§ REQUEST: Reproduce all the lines below exactly and omit the images.

***** GIVEN DATA *****

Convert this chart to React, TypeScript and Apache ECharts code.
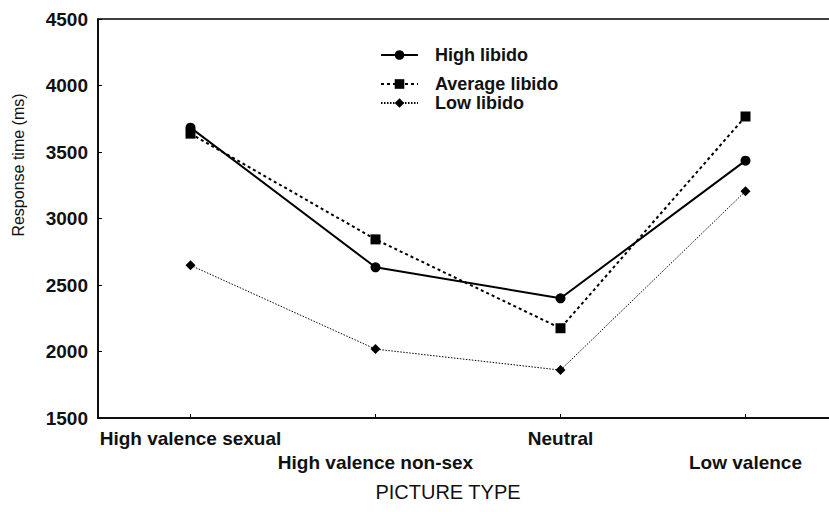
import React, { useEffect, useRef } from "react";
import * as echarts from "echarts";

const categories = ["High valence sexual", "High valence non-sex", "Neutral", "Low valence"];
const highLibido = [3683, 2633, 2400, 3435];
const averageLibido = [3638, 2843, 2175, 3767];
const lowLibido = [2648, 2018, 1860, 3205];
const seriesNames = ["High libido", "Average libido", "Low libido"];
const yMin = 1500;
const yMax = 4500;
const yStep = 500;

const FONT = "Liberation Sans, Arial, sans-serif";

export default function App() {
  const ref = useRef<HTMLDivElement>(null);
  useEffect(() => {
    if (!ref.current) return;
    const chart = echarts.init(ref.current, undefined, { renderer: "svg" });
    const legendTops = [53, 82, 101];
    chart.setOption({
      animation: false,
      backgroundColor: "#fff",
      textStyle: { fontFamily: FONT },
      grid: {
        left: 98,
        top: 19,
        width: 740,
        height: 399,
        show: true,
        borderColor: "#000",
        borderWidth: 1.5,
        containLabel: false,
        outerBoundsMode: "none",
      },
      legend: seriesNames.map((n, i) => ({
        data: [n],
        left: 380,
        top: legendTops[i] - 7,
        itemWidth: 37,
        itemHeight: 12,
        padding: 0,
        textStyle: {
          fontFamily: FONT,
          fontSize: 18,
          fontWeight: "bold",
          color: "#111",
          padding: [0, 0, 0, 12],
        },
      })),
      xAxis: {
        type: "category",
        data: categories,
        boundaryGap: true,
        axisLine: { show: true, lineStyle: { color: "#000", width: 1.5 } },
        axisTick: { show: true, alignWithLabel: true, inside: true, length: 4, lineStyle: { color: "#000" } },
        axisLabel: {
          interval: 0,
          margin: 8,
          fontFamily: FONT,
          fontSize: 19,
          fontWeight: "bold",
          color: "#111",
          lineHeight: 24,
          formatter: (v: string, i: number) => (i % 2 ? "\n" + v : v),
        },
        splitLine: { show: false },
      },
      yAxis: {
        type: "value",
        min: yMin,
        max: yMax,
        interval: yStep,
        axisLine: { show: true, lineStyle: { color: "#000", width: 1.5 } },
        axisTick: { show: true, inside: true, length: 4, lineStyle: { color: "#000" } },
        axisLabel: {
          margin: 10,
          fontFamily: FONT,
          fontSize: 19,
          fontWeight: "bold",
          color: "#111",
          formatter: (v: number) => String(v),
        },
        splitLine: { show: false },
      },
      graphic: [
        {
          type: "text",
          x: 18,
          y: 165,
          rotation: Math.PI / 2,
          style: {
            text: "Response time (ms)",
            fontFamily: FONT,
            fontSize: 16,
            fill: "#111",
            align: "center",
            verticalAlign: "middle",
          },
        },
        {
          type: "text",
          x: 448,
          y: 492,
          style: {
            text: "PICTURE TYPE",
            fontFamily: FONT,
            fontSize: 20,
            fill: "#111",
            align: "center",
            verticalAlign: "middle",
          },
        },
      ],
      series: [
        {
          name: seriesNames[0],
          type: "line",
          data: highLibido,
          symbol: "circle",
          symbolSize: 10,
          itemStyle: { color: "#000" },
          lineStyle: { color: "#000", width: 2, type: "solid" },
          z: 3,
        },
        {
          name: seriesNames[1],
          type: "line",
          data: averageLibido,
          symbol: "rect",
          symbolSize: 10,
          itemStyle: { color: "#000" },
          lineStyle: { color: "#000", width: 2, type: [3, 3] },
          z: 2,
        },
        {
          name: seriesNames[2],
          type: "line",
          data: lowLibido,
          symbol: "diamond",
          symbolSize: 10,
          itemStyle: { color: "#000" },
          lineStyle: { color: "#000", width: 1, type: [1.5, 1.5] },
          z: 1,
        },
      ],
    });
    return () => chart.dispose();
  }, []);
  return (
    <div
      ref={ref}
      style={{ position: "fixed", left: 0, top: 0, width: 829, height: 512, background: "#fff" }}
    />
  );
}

*****

§ RESULT FOR THIS EXERCISE:
Convert this chart to React, TypeScript and Apache ECharts code.
import React, { useEffect, useRef } from "react";
import * as echarts from "echarts";

const categories = ["High valence sexual", "High valence non-sex", "Neutral", "Low valence"];
const highLibido = [3683, 2633, 2400, 3435];
const averageLibido = [3638, 2843, 2175, 3767];
const lowLibido = [2648, 2018, 1860, 3205];
const seriesNames = ["High libido", "Average libido", "Low libido"];
const yMin = 1500;
const yMax = 4500;
const yStep = 500;

const FONT = "Liberation Sans, Arial, sans-serif";

export default function App() {
  const ref = useRef<HTMLDivElement>(null);
  useEffect(() => {
    if (!ref.current) return;
    const chart = echarts.init(ref.current, undefined, { renderer: "svg" });
    const legendTops = [53, 82, 101];
    chart.setOption({
      animation: false,
      backgroundColor: "#fff",
      textStyle: { fontFamily: FONT },
      grid: {
        left: 98,
        top: 19,
        width: 740,
        height: 399,
        show: true,
        borderColor: "#000",
        borderWidth: 1.5,
        containLabel: false,
        outerBoundsMode: "none",
      },
      legend: seriesNames.map((n, i) => ({
        data: [n],
        left: 380,
        top: legendTops[i] - 7,
        itemWidth: 37,
        itemHeight: 12,
        padding: 0,
        textStyle: {
          fontFamily: FONT,
          fontSize: 18,
          fontWeight: "bold",
          color: "#111",
          padding: [0, 0, 0, 12],
        },
      })),
      xAxis: {
        type: "category",
        data: categories,
        boundaryGap: true,
        axisLine: { show: true, lineStyle: { color: "#000", width: 1.5 } },
        axisTick: { show: true, alignWithLabel: true, inside: true, length: 4, lineStyle: { color: "#000" } },
        axisLabel: {
          interval: 0,
          margin: 8,
          fontFamily: FONT,
          fontSize: 19,
          fontWeight: "bold",
          color: "#111",
          lineHeight: 24,
          formatter: (v: string, i: number) => (i % 2 ? "\n" + v : v),
        },
        splitLine: { show: false },
      },
      yAxis: {
        type: "value",
        min: yMin,
        max: yMax,
        interval: yStep,
        axisLine: { show: true, lineStyle: { color: "#000", width: 1.5 } },
        axisTick: { show: true, inside: true, length: 4, lineStyle: { color: "#000" } },
        axisLabel: {
          margin: 10,
          fontFamily: FONT,
          fontSize: 19,
          fontWeight: "bold",
          color: "#111",
          formatter: (v: number) => String(v),
        },
        splitLine: { show: false },
      },
      graphic: [
        {
          type: "text",
          x: 18,
          y: 165,
          rotation: Math.PI / 2,
          style: {
            text: "Response time (ms)",
            fontFamily: FONT,
            fontSize: 16,
            fill: "#111",
            align: "center",
            verticalAlign: "middle",
          },
        },
        {
          type: "text",
          x: 448,
          y: 492,
          style: {
            text: "PICTURE TYPE",
            fontFamily: FONT,
            fontSize: 20,
            fill: "#111",
            align: "center",
            verticalAlign: "middle",
          },
        },
      ],
      series: [
        {
          name: seriesNames[0],
          type: "line",
          data: highLibido,
          symbol: "circle",
          symbolSize: 10,
          itemStyle: { color: "#000" },
          lineStyle: { color: "#000", width: 2, type: "solid" },
          z: 3,
        },
        {
          name: seriesNames[1],
          type: "line",
          data: averageLibido,
          symbol: "rect",
          symbolSize: 10,
          itemStyle: { color: "#000" },
          lineStyle: { color: "#000", width: 2, type: [3, 3] },
          z: 2,
        },
        {
          name: seriesNames[2],
          type: "line",
          data: lowLibido,
          symbol: "diamond",
          symbolSize: 10,
          itemStyle: { color: "#000" },
          lineStyle: { color: "#000", width: 1, type: [1.5, 1.5] },
          z: 1,
        },
      ],
    });
    return () => chart.dispose();
  }, []);
  return (
    <div
      ref={ref}
      style={{ position: "fixed", left: 0, top: 0, width: 829, height: 512, background: "#fff" }}
    />
  );
}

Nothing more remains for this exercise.